**Extracted material:**
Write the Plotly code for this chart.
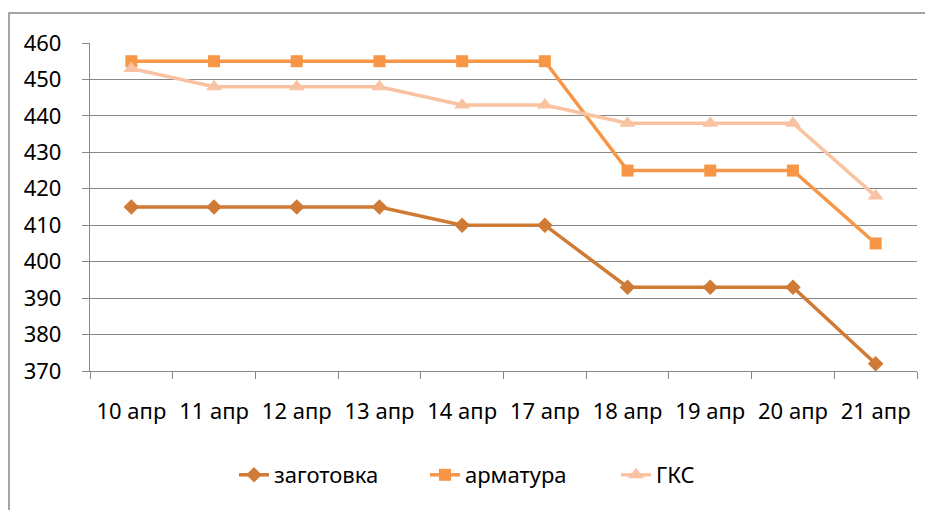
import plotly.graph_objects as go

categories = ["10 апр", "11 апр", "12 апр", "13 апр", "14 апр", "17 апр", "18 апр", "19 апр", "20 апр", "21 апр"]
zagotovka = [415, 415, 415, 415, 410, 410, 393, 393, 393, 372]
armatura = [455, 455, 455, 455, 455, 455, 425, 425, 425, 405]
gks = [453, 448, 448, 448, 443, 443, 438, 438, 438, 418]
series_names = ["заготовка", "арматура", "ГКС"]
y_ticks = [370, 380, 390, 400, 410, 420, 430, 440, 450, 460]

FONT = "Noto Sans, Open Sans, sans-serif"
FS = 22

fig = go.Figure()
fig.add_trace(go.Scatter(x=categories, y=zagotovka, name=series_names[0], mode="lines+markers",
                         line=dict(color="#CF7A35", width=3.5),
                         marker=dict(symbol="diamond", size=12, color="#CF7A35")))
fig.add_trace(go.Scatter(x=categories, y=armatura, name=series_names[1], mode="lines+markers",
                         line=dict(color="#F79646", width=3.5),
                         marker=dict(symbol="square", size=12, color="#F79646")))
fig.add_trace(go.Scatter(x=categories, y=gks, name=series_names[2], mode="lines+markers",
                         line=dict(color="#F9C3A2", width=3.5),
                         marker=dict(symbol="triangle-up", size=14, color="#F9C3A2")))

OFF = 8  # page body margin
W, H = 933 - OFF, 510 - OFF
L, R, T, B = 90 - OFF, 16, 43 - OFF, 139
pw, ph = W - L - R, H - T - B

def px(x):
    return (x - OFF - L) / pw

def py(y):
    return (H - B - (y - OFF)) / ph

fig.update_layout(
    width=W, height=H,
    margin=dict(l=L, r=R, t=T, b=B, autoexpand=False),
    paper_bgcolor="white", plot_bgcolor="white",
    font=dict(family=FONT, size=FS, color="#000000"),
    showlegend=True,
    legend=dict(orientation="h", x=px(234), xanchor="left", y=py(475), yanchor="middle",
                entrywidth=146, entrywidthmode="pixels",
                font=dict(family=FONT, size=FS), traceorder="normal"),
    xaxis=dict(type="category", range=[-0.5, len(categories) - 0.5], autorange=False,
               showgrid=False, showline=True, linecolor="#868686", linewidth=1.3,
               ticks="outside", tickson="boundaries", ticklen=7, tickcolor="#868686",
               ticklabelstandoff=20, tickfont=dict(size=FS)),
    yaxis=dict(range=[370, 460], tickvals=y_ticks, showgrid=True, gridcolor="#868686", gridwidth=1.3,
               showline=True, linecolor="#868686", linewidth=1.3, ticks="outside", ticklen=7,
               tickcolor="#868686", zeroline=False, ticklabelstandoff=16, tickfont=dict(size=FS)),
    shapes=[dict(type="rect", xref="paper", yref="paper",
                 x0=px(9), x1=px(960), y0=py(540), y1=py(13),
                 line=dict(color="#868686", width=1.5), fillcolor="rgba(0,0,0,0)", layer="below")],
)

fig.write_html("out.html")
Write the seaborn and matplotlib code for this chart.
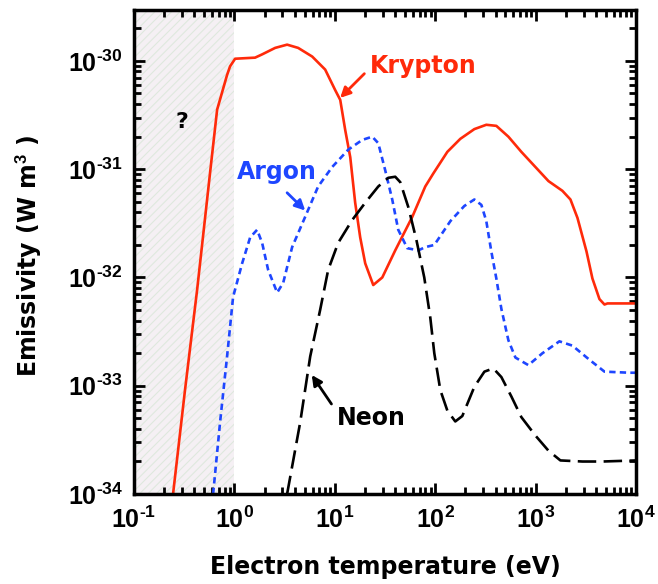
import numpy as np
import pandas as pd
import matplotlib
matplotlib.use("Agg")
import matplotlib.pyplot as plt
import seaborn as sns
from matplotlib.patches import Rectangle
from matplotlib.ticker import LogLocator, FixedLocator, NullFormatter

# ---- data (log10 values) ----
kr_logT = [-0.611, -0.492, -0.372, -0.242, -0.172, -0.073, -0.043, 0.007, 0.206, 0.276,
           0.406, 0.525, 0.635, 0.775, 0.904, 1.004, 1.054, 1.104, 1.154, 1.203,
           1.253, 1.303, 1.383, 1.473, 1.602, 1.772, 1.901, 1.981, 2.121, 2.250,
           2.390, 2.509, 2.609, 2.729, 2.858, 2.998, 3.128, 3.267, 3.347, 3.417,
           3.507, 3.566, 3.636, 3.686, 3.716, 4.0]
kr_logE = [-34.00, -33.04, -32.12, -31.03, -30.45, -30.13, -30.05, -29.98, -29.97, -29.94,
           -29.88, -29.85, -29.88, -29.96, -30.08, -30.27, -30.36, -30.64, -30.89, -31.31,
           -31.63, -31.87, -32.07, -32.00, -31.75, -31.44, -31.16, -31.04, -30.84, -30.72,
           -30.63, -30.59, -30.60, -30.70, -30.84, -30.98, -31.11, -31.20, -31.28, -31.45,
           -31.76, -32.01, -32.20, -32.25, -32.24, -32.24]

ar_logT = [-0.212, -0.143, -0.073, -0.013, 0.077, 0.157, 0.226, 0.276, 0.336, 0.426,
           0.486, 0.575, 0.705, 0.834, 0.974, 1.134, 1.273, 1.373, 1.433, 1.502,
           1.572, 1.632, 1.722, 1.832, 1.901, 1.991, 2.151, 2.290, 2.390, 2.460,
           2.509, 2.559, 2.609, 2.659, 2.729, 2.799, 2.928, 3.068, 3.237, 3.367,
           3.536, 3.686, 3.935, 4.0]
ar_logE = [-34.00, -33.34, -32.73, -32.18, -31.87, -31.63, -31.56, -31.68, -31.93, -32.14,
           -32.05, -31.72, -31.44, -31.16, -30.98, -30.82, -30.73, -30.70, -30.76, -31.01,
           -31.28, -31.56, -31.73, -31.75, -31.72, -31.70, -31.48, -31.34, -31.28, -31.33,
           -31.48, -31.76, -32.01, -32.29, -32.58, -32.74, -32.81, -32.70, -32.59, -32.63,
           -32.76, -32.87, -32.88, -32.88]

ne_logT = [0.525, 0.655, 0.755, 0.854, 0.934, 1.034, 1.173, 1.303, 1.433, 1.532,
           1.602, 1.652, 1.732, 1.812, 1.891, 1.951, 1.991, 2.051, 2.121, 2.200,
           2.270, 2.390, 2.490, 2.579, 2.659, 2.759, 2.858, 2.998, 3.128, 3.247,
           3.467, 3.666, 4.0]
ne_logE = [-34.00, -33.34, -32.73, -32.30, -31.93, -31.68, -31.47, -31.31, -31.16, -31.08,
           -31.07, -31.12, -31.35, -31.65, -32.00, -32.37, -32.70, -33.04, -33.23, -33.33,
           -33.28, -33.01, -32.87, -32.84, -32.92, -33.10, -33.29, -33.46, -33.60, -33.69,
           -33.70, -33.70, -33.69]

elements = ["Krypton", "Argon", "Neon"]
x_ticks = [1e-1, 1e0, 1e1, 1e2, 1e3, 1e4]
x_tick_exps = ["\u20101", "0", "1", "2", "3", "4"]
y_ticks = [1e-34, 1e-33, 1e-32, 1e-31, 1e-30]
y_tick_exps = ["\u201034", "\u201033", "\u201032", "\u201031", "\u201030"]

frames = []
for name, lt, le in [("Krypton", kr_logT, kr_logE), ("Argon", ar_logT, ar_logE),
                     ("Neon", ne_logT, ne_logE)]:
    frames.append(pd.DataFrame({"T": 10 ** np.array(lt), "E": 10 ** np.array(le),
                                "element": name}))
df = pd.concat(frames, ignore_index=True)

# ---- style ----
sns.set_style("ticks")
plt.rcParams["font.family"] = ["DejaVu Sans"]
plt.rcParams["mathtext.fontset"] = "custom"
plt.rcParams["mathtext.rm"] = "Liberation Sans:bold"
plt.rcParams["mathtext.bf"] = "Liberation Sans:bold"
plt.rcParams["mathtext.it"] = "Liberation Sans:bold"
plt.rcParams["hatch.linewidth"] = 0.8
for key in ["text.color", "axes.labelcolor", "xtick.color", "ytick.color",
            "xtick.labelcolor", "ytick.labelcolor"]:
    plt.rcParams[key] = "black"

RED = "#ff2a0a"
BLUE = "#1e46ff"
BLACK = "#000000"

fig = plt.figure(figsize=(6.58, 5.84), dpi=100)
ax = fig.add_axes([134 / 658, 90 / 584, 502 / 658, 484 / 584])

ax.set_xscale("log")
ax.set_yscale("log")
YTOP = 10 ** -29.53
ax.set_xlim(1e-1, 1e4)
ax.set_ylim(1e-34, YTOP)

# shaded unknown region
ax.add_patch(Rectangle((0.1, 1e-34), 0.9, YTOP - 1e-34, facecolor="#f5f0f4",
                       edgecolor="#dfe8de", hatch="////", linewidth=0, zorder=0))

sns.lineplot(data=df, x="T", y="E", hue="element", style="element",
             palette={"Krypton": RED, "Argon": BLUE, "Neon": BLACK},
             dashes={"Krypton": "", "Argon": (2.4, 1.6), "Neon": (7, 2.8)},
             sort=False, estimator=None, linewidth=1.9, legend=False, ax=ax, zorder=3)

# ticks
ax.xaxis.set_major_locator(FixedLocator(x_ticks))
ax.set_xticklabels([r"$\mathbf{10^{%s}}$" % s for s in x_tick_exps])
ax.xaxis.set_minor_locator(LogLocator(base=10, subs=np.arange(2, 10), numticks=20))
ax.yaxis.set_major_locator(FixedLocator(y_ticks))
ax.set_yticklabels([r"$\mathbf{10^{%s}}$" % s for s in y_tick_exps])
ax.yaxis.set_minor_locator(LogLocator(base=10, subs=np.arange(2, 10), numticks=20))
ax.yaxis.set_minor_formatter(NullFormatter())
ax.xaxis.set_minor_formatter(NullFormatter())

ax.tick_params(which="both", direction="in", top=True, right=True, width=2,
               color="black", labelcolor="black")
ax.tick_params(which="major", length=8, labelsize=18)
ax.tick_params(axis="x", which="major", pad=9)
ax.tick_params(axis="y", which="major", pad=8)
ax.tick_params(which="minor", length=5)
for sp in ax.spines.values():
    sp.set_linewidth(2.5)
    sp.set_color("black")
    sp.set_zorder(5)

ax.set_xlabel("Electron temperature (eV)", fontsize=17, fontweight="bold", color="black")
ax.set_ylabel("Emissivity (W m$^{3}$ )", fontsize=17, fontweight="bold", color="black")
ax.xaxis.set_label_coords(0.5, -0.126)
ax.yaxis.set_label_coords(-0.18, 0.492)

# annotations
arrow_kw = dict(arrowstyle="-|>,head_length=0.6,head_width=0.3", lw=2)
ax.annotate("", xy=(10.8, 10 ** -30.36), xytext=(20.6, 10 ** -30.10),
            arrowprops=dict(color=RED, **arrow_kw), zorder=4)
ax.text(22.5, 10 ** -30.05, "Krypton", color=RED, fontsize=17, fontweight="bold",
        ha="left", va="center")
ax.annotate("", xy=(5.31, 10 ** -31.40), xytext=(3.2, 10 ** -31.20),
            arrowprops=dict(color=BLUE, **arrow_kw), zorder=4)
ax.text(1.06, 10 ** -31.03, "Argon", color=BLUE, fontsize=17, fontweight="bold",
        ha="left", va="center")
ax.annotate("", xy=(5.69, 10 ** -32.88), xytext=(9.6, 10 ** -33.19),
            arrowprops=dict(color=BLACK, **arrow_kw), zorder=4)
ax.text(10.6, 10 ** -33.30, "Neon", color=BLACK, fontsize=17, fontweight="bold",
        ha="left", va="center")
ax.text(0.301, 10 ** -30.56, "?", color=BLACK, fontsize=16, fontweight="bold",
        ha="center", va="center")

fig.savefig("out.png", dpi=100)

**What you need to do:** From the material above, reproduce only what runs from the line holding "Write the seaborn" down to the line holding "from matplotlib.ticker import", both included, pictures excluded.

**Reply:**
Write the seaborn and matplotlib code for this chart.
import numpy as np
import pandas as pd
import matplotlib
matplotlib.use("Agg")
import matplotlib.pyplot as plt
import seaborn as sns
from matplotlib.patches import Rectangle
from matplotlib.ticker import LogLocator, FixedLocator, NullFormatter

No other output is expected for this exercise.